The bad news is that it's really tough to predict how a student is going to be affected by a new classroom environment. Maybe they fall in with the right crowd, or maybe they can't keep up and find themselves getting in to trouble.
*This is true even if students are randomly assigned to classrooms.* Ultimately, students are going to spend time with the 2 or 3 kids that shake out in the market for peers that happens after random assignment.
A great demonstration of this can be found in an experiment run by Carrell, Sacerdote, and West (2013) on Air Force Squadrons, previously known as "Beware of Economists Bearing Reduced Forms"
Cadets were randomly assigned to squadrons, so if you want to know if better peers on average raises student scores, all you have to do is regress test scores on the average incoming quality of cadets, right?
Well, that regression indicated a positive effect so if you wanted to raise the scores of your worst-performing cadets, all you had to do was put them in classes with your top students. So that's what they did in an experiment.
Outcome? Spectacular fail. The very top and bottom students were like oil and water.
Instead of spending time with a peer group drawn from a bit higher in the distribution, the students at the bottom were isolated with the worst performing students as their *effective* peers, even though the best students were also in the room.
On the empirical side, all is not lost. One of the predictions of the model is that people select in to groups/activities based on their comparative advantage, which is monotonic in class rank (with some assumptions).
So we look at how class rank itself affects students' outcomes in two RCTs and one observational setting.
The headline result from NYC schools is that if, in the transition from elementary school to middle school (which tends to pool a bunch of elementary schools together), you experience a drop in rank on your incoming test scores,
there is an increase in the probability that you get in to trouble in 8th grade.
(i.e. I was the best in my class, but it was lousy compared to the other classes I'm mixed with in middle school, and now I'm not such a hot-shot student)
So we see a substitution between school work and getting in trouble being induced by changes in class ranking.
Re-analyzing the RCT of Duflo, Dupas, and Kremer (thanks for the data!): take two students of the same ability at the beginning of the year and randomly assign them to classrooms where they differ in rank among their peers.
The better ranked student is going to have higher score *levels* at the end of the year.
Finally, my coauthors (Fryer and Spenkuch) put together an RCT that I think is pretty cool. In the first stage, they had classrooms of students practice solving mazes on computers, knowing that in the second stage they would be paid for each one solved (some of them the same).
They then displayed the scores publicly, so everyone knew their rank, and willingness to pay to practice further was elicited. When there is nothing else to do, those ranked at the bottom were willing to pay more to practice.
In a second group, however, everything was the same except that students were given the option of a new activity: they could spend money to mess with their classmates' puzzles with no benefit to themselves.
The presence of this alternative activity eliminates the rank-willingness to pay for practice gradient.
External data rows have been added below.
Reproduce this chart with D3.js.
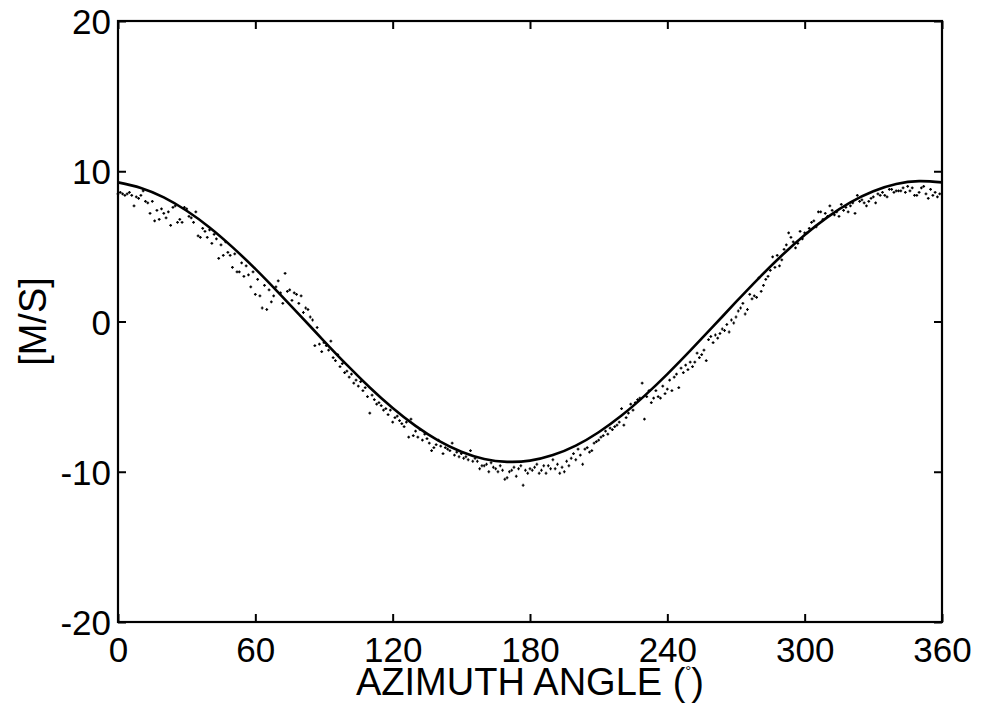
<!DOCTYPE html>
<html lang="en">
<head>
<meta charset="UTF-8">
<title>Azimuth angle vs velocity</title>
<script src="https://d3js.org/d3.v7.min.js"></script>
<style>
body { margin: 0; background: #fff; }
svg { display: block; font-family: "Liberation Sans", Arial, sans-serif; }
.tick-label { font-size: 35px; fill: #000; }
.axis-title { font-size: 38px; fill: #000; }
</style>
</head>
<body>
<svg width="989" height="705"></svg>
<script>
// tick values
const xTicks = [0, 60, 120, 180, 240, 300, 360];
const yTicks = [-20, -10, 0, 10, 20];

// fitted curve, read every 10 degrees (0..360)
const curveAngles = d3.range(0, 361, 10);
const curveValues = [
  9.26, 8.89, 8.26, 7.37, 6.26, 4.95, 3.50, 1.94, 0.33, -1.30,
  -2.89, -4.39, -5.76, -6.95, -7.93, -8.67, -9.15, -9.34, -9.26, -8.89,
  -8.26, -7.37, -6.26, -4.95, -3.50, -1.94, -0.33, 1.30, 2.89, 4.39,
  5.76, 6.95, 7.93, 8.67, 9.15, 9.34, 9.26
];

// measured points, one per degree (0..359)
const pointAngles = d3.range(0, 360, 1);
const pointValues = [
  8.5, 8.6, 8.5, 8.4, 8.5, 8.6, 8.4, 7.7, 8.3, 8.2,
  8.4, 8.7, 8.0, 7.9, 7.2, 8.0, 6.7, 7.4, 6.8, 7.5,
  7.2, 6.9, 7.3, 6.4, 7.6, 7.7, 6.6, 6.8, 6.6, 7.6,
  7.5, 7.0, 6.9, 6.6, 7.3, 5.7, 5.6, 6.2, 6.0, 5.6,
  6.1, 5.2, 5.8, 5.5, 4.2, 5.1, 4.4, 5.3, 4.6, 4.4,
  3.6, 4.5, 3.3, 3.3, 3.9, 3.0, 3.7, 3.1, 2.3, 3.3,
  1.8, 2.8, 1.7, 0.9, 2.4, 0.8, 2.1, 1.3, 1.7, 2.3,
  2.7, 1.9, 1.2, 3.2, 2.0, 2.1, 1.4, 1.9, 1.8, 1.2,
  1.7, 0.6, 0.9, 0.8, 0.3, 0.1, -1.6, -0.4, -1.5, -2.0,
  -1.4, -1.6, -1.9, -1.3, -2.4, -2.6, -2.2, -3.0, -2.8, -3.4,
  -3.3, -3.7, -3.5, -4.1, -3.9, -4.3, -4.0, -4.6, -4.4, -5.0,
  -6.1, -4.9, -5.2, -5.5, -5.4, -5.6, -5.9, -5.8, -6.2, -5.9,
  -6.7, -6.4, -6.3, -6.6, -6.8, -7.0, -6.7, -7.7, -6.5, -7.6,
  -7.3, -7.7, -7.2, -7.9, -7.5, -7.8, -8.1, -8.6, -8.4, -8.2,
  -7.9, -8.3, -8.8, -8.4, -8.5, -8.6, -8.1, -8.9, -8.7, -9.0,
  -8.8, -9.1, -9.0, -9.2, -8.6, -9.3, -9.1, -9.3, -9.8, -9.6,
  -9.6, -9.5, -10.0, -9.4, -9.7, -9.8, -10.0, -9.6, -9.9, -10.5,
  -10.4, -10.0, -9.9, -9.7, -10.3, -9.8, -9.6, -10.9, -9.9, -10.1,
  -9.8, -9.9, -9.7, -9.5, -10.1, -9.9, -9.6, -10.1, -9.6, -9.8,
  -9.2, -9.8, -9.5, -10.1, -9.7, -10.0, -9.3, -9.6, -9.1, -8.8,
  -9.2, -8.5, -8.9, -9.5, -8.5, -8.4, -8.7, -8.6, -8.1, -8.0,
  -7.9, -7.7, -7.6, -7.3, -7.5, -7.1, -7.2, -7.0, -6.9, -6.7,
  -5.8, -6.9, -6.4, -6.1, -5.5, -5.9, -5.4, -5.2, -5.1, -4.1,
  -6.5, -5.0, -4.6, -5.4, -5.1, -4.6, -5.0, -5.1, -4.3, -4.8,
  -4.5, -3.9, -4.6, -3.7, -3.5, -4.4, -3.1, -3.4, -2.9, -3.2,
  -2.7, -3.0, -2.7, -2.1, -2.4, -2.2, -1.9, -2.6, -1.2, -1.0,
  -1.4, -0.9, -1.1, -0.8, -0.5, -0.6, -0.2, -0.7, 0.1, -0.1,
  0.3, 0.7, 0.9, 1.2, 0.5, 0.8, 1.8, 1.5, 1.7, 1.6,
  2.9, 2.0, 2.4, 2.8, 3.0, 3.4, 4.3, 3.6, 4.4, 3.7,
  4.1, 4.8, 5.1, 5.9, 5.6, 5.3, 4.9, 5.2, 6.0, 5.5,
  5.9, 5.9, 6.2, 6.6, 6.7, 6.3, 7.3, 7.3, 6.8, 7.2,
  7.0, 7.7, 7.4, 7.1, 7.3, 7.0, 7.8, 7.4, 7.6, 7.3,
  7.7, 7.9, 7.2, 8.4, 8.0, 8.1, 7.9, 7.7, 8.0, 8.2,
  8.3, 7.9, 8.5, 8.4, 8.6, 8.4, 8.3, 8.8, 8.8, 8.6,
  8.7, 8.7, 8.7, 8.9, 8.6, 9.0, 8.7, 8.9, 8.4, 8.4,
  8.6, 8.9, 9.0, 8.5, 8.2, 8.8, 8.4, 8.6, 8.3, 8.5
];

const svg = d3.select("svg");
const plotLeft = 118, plotRight = 942, plotTop = 21, plotBottom = 622;

const x = d3.scaleLinear().domain([0, 360]).range([plotLeft, plotRight]);
const y = d3.scaleLinear().domain([-20, 20]).range([plotBottom, plotTop]);

// points
svg.append("g")
  .selectAll("path")
  .data(pointAngles.map((a, i) => [a, pointValues[i]]))
  .join("path")
    .attr("transform", d => `translate(${x(d[0])},${y(d[1])})`)
    .attr("d", "M-1.4,0H1.4M0,-1.4V1.4")
    .attr("stroke", "#000")
    .attr("stroke-width", 1.2);

// fitted curve
const line = d3.line()
  .x(d => x(d[0]))
  .y(d => y(d[1]))
  .curve(d3.curveNatural);

svg.append("path")
  .datum(curveAngles.map((a, i) => [a, curveValues[i]]))
  .attr("fill", "none")
  .attr("stroke", "#000")
  .attr("stroke-width", 2.6)
  .attr("d", line);

// axes: ticks inward on all four sides, plain hyphen for negatives
const tickLen = 8;
const plain = d => String(d);

function styleAxis(g) {
  g.select(".domain").remove();
  g.selectAll(".tick line").attr("stroke", "#000").attr("stroke-width", 2);
  g.selectAll(".tick text")
    .attr("class", "tick-label")
    .attr("font-size", null)
    .attr("font-family", null)
    .attr("fill", null);
}

svg.append("g")
  .attr("transform", `translate(0,${plotBottom})`)
  .call(d3.axisBottom(x).tickValues(xTicks).tickFormat(plain).tickSizeInner(-tickLen).tickSizeOuter(0))
  .call(styleAxis)
  .call(g => g.selectAll(".tick text").attr("y", 15).attr("dy", "0.71em"));

svg.append("g")
  .attr("transform", `translate(0,${plotTop})`)
  .call(d3.axisTop(x).tickValues(xTicks).tickSizeInner(-tickLen).tickSizeOuter(0).tickFormat(""))
  .call(styleAxis);

svg.append("g")
  .attr("transform", `translate(${plotLeft},0)`)
  .call(d3.axisLeft(y).tickValues(yTicks).tickFormat(plain).tickSizeInner(-tickLen).tickSizeOuter(0))
  .call(styleAxis)
  .call(g => g.selectAll(".tick text").attr("x", -7).attr("dy", "0.36em"));

svg.append("g")
  .attr("transform", `translate(${plotRight},0)`)
  .call(d3.axisRight(y).tickValues(yTicks).tickSizeInner(-tickLen).tickSizeOuter(0).tickFormat(""))
  .call(styleAxis);

// frame
svg.append("rect")
  .attr("x", plotLeft).attr("y", plotTop)
  .attr("width", plotRight - plotLeft).attr("height", plotBottom - plotTop)
  .attr("fill", "none")
  .attr("stroke", "#000")
  .attr("stroke-width", 2.2);

// axis titles
const xt = svg.append("text")
  .attr("class", "axis-title")
  .attr("x", (plotLeft + plotRight) / 2)
  .attr("y", 695)
  .attr("text-anchor", "middle");
xt.append("tspan").text("AZIMUTH ANGLE (");
xt.append("tspan").attr("font-size", 15).attr("dy", -19).text("°");
xt.append("tspan").attr("dy", 19).text(")");

svg.append("text")
  .attr("class", "axis-title")
  .attr("transform", `translate(46,${(plotTop + plotBottom) / 2}) rotate(-90)`)
  .attr("text-anchor", "middle")
  .text("[M/S]");
</script>
</body>
</html>
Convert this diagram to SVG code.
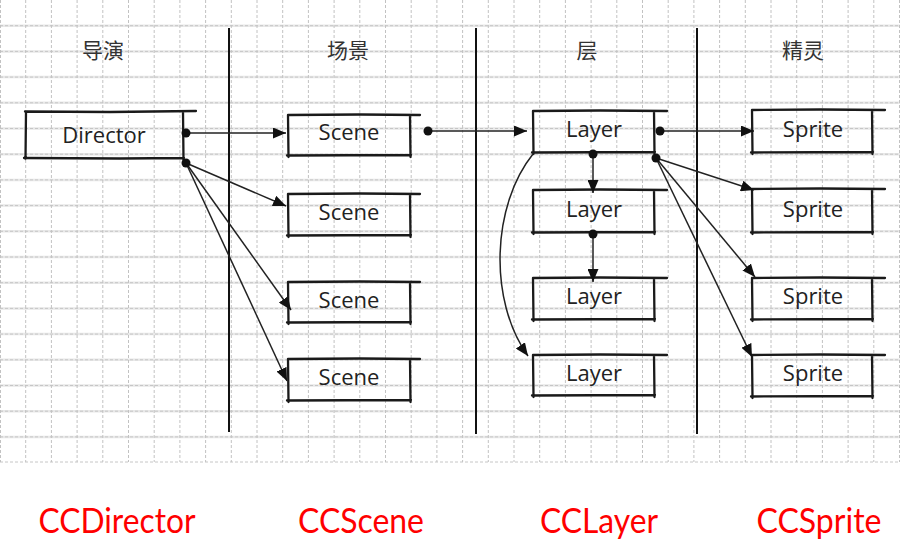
<svg xmlns="http://www.w3.org/2000/svg" width="900" height="549" viewBox="0 0 900 549">
<style>
.gv{stroke:#c2c2c2;stroke-width:1;stroke-dasharray:3 2;fill:none}
.gh{stroke:#e8e8e8;stroke-width:2.5;fill:none}
.ghd{stroke:#c6c6c6;stroke-width:1;stroke-dasharray:3 2;fill:none}
.sep{stroke:#111;stroke-width:2;fill:none}
.box{stroke:#1a1a1a;stroke-width:2.3;fill:none;stroke-linecap:round}
.lbl{font-family:"Open Sans","Noto Sans",sans-serif;font-size:22px;fill:#222;text-anchor:middle}
.hd{font-family:"Noto Sans CJK SC","Noto Sans",sans-serif;font-size:21px;fill:#333;text-anchor:middle}
.red{font-family:Lato,"Liberation Sans",sans-serif;font-size:34px;fill:#ff0000;text-anchor:middle}
.arr{stroke:#222;stroke-width:1.5;fill:none;marker-end:url(#ah)}
.dot{fill:#111}
</style>
<defs>
<marker id="ah" markerUnits="userSpaceOnUse" markerWidth="14" markerHeight="11" refX="13" refY="5.5" orient="auto">
<path d="M0,0 L13,5.5 L0,11 z" fill="#111"/>
</marker>
</defs>
<rect x="0" y="0" width="900" height="549" fill="#fff"/>
<g id="grid">
<path class="gh" d="M0 25.7H900M0 51.4H900M0 77.1H900M0 102.8H900M0 128.5H900M0 154.2H900M0 179.9H900M0 205.6H900M0 231.3H900M0 257H900M0 282.7H900M0 308.4H900M0 334.1H900M0 359.8H900M0 385.5H900M0 411.2H900M0 436.9H900"/>
<path class="ghd" d="M0 25.7H900M0 51.4H900M0 77.1H900M0 102.8H900M0 128.5H900M0 154.2H900M0 179.9H900M0 205.6H900M0 231.3H900M0 257H900M0 282.7H900M0 308.4H900M0 334.1H900M0 359.8H900M0 385.5H900M0 411.2H900M0 436.9H900M0 462H900"/>
<path class="gv" d="M0.5 0V462M25.7 0V462M51.4 0V462M77.1 0V462M102.8 0V462M128.5 0V462M154.2 0V462M179.9 0V462M205.6 0V462M231.3 0V462M257 0V462M282.7 0V462M308.4 0V462M334.1 0V462M359.8 0V462M385.5 0V462M411.2 0V462M436.9 0V462M462.6 0V462M488.3 0V462M514 0V462M539.7 0V462M565.4 0V462M591.1 0V462M616.8 0V462M642.5 0V462M668.2 0V462M693.9 0V462M719.6 0V462M745.3 0V462M771 0V462M796.7 0V462M822.4 0V462M848.1 0V462M873.8 0V462M899.5 0V462"/>
</g>
<g id="separators">
<path class="sep" d="M229 28V432M476 28V434M697 28V434"/>
</g>
<g id="headers">
<text class="hd" x="103" y="58">导演</text>
<text class="hd" x="348" y="58">场景</text>
<text class="hd" x="587" y="58">层</text>
<text class="hd" x="803" y="58">精灵</text>
</g>
<g id="director">
<path class="box" d="M25 111.5L110 112L196 111M26 112L25.5 159M24 158L120 158.5L184 158M183 112L183.5 160"/>
<text class="lbl" x="104" y="143">Director</text>
</g>
<g id="scene1">
<path class="box" d="M288 115L360 114.5L420 115M288 115L288.5 157M287 155.5L411 155M410 115L410.5 157"/>
<text class="lbl" x="349" y="140">Scene</text>
</g>
<g id="scene2">
<path class="box" d="M288 194L360 193.5L420 194M288 194L288.5 237M287 235.5L411 235M410 194L410.5 237"/>
<text class="lbl" x="349" y="220">Scene</text>
</g>
<g id="scene3">
<path class="box" d="M288 282L360 281.5L420 282M288 282L288.5 324M287 322.5L411 322M410 282L410.5 324"/>
<text class="lbl" x="349" y="308">Scene</text>
</g>
<g id="scene4">
<path class="box" d="M288 359L360 358.5L420 359M288 359L288.5 402M287 400.5L411 400M410 359L410.5 402"/>
<text class="lbl" x="349" y="385">Scene</text>
</g>
<g id="layer1">
<path class="box" d="M533 111L600 110.5L667 111M533 111L533.5 154M532 152.5L655 152M654 111L654.5 154"/>
<text class="lbl" x="594" y="137">Layer</text>
</g>
<g id="layer2">
<path class="box" d="M533 190L600 189.5L667 190M533 190L533.5 234M532 232.5L655 232M654 190L654.5 234"/>
<text class="lbl" x="594" y="217">Layer</text>
</g>
<g id="layer3">
<path class="box" d="M533 278L600 277.5L667 278M533 278L533.5 321M532 319.5L655 319M654 278L654.5 321"/>
<text class="lbl" x="594" y="304">Layer</text>
</g>
<g id="layer4">
<path class="box" d="M533 355L600 354.5L667 355M533 355L533.5 397M532 395.5L655 395M654 355L654.5 397"/>
<text class="lbl" x="594" y="381">Layer</text>
</g>
<g id="sprite1">
<path class="box" d="M752 110L820 109.5L885 110M752 110L752.5 154M751 152.5L873 152M872 110L872.5 154"/>
<text class="lbl" x="813" y="137">Sprite</text>
</g>
<g id="sprite2">
<path class="box" d="M752 189L820 188.5L885 189M752 189L752.5 234M751 232.5L873 232M872 189L872.5 234"/>
<text class="lbl" x="813" y="217">Sprite</text>
</g>
<g id="sprite3">
<path class="box" d="M752 278L820 277.5L885 278M752 278L752.5 321M751 319.5L873 319M872 278L872.5 321"/>
<text class="lbl" x="813" y="304">Sprite</text>
</g>
<g id="sprite4">
<path class="box" d="M752 355L820 354.5L885 355M752 355L752.5 398M751 396.5L873 396M872 355L872.5 398"/>
<text class="lbl" x="813" y="381">Sprite</text>
</g>
<g id="connectors">
<path class="arr" d="M186 133H286"/>
<path class="arr" d="M186 163L286 206"/>
<path class="arr" d="M186 163L291 310"/>
<path class="arr" d="M186 163L287 381"/>
<path class="arr" d="M428 131H527"/>
<path class="arr" d="M593 153V193"/>
<path class="arr" d="M593 234V282"/>
<path class="arr" d="M533 154C492 205 488 300 528 356"/>
<path class="arr" d="M660 131H754"/>
<path class="arr" d="M656 158L754 190"/>
<path class="arr" d="M656 158L755 277"/>
<path class="arr" d="M656 158L752 357"/>
<circle class="dot" cx="186" cy="133" r="4.5"/>
<circle class="dot" cx="186" cy="163" r="4.5"/>
<circle class="dot" cx="428" cy="131" r="4.5"/>
<circle class="dot" cx="593" cy="154" r="4.5"/>
<circle class="dot" cx="593" cy="234" r="4.5"/>
<circle class="dot" cx="660" cy="131" r="4.5"/>
<circle class="dot" cx="656" cy="158" r="4.5"/>
</g>
<g id="classnames">
<text class="red" x="117" y="533" textLength="157" lengthAdjust="spacingAndGlyphs">CCDirector</text>
<text class="red" x="361" y="533" textLength="126" lengthAdjust="spacingAndGlyphs">CCScene</text>
<text class="red" x="599" y="533" textLength="118" lengthAdjust="spacingAndGlyphs">CCLayer</text>
<text class="red" x="819" y="533" textLength="125" lengthAdjust="spacingAndGlyphs">CCSprite</text>
</g>
</svg>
Students at the bottom of the distribution stop practicing, and start causing trouble.
Takeaways: Peer effects depend on who you spend time with, and the labor market-like mechanism of determining who spends time with whom occurs *after* assignment to classrooms, roommates, etc.
This makes it tough to predict the sign or magnitude of peer effects, and an RCT isn't going solve the econometric issues. One consistent finding, even in the presence of this complication, is that rank matters.